As snow and winds bombarded Americans on the East Coast Thursday, gas futures for February delivery staged the biggest retreat in more than three weeks amid forecasts for a thaw later this month. The futures slid even as spot gas for next-day delivery surged to 60 times the going rate, underscoring how rallies during the peak heating-demand season have been cut short by flip-flopping weather outlooks and record production.
Demand is climbing as exports rise and power plants burn more gas, upsetting the norm and potentially cutting deeply into stockpiles, said Tim Evans, energy futures specialist at Citi Futures in New York.
“We could see a storage withdrawal that is off the charts in terms of what historically we have pulled from storage in a single week,” according to Evans, who is forecasting a decline of 312 billion. “This makes a very strong bullish statement” with the potential to widen the supply deficit versus the five-year average to 10.6 percent from 5.8 percent last week, he said.
Gas futures for February delivery fell 4.3 percent on Thursday to $2.88 per million British thermal units on the New York Mercantile Exchange, the biggest one-day decline since Dec. 12. Prices fell to $2.793 at 10:37 a.m. on Friday.
Prices had rallied 16 percent over a four-day period to a one-month high of $3.056 on Jan. 2 before beginning their retreat on as forecasts showed arctic air giving way to milder readings by late next week.
The U.S. Energy Information Administration will release its next storage report on Jan. 11. Stockpiles last week fell by 206 billion cubic feet to 3.126 trillion, above the five-year average decline of 99 billion for the period, EIA data released Thursday showed.
Gas producers, brokers and utilities typically stuff excess supplies of the fuel in salt caverns and depleted acquifers during mild weather so they have it on hand to augment supplies delivered via pipelines when demand spikes.
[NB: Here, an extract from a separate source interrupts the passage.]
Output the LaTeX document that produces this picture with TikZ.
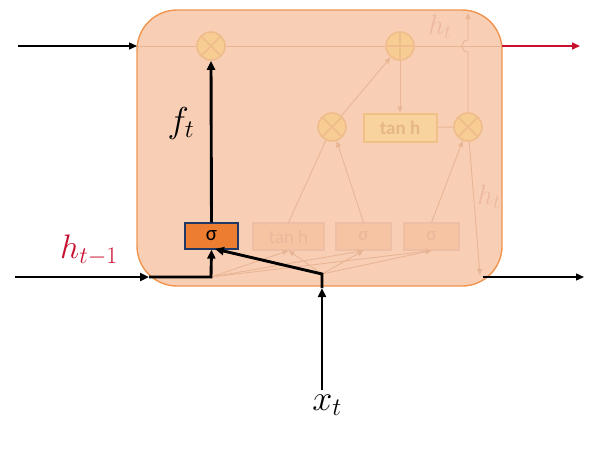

The next inventory report will reflect this week’s record demand. Total gas use in the lower 48 states for Dec. 30 through Thursday, which includes the first six days of the EIA reporting week, is up 19 percent from a week earlier, according to PointLogic Energy data that goes back to 2006. Daily demand jumped to an all-time high of 143 billion cubic feet on Jan. 1.
Even as supplies tighten, money managers are becoming less bullish, boosting short positions in gas contracts.
“It’s just puzzling to me,” Evans said. “Fundamentally as the market becomes tighter physically, that should be reducing the downside risk and it should be expanding the upside potential. At some point, somebody’s going to figure out that February futures for Henry Hub delivery are a bargain.”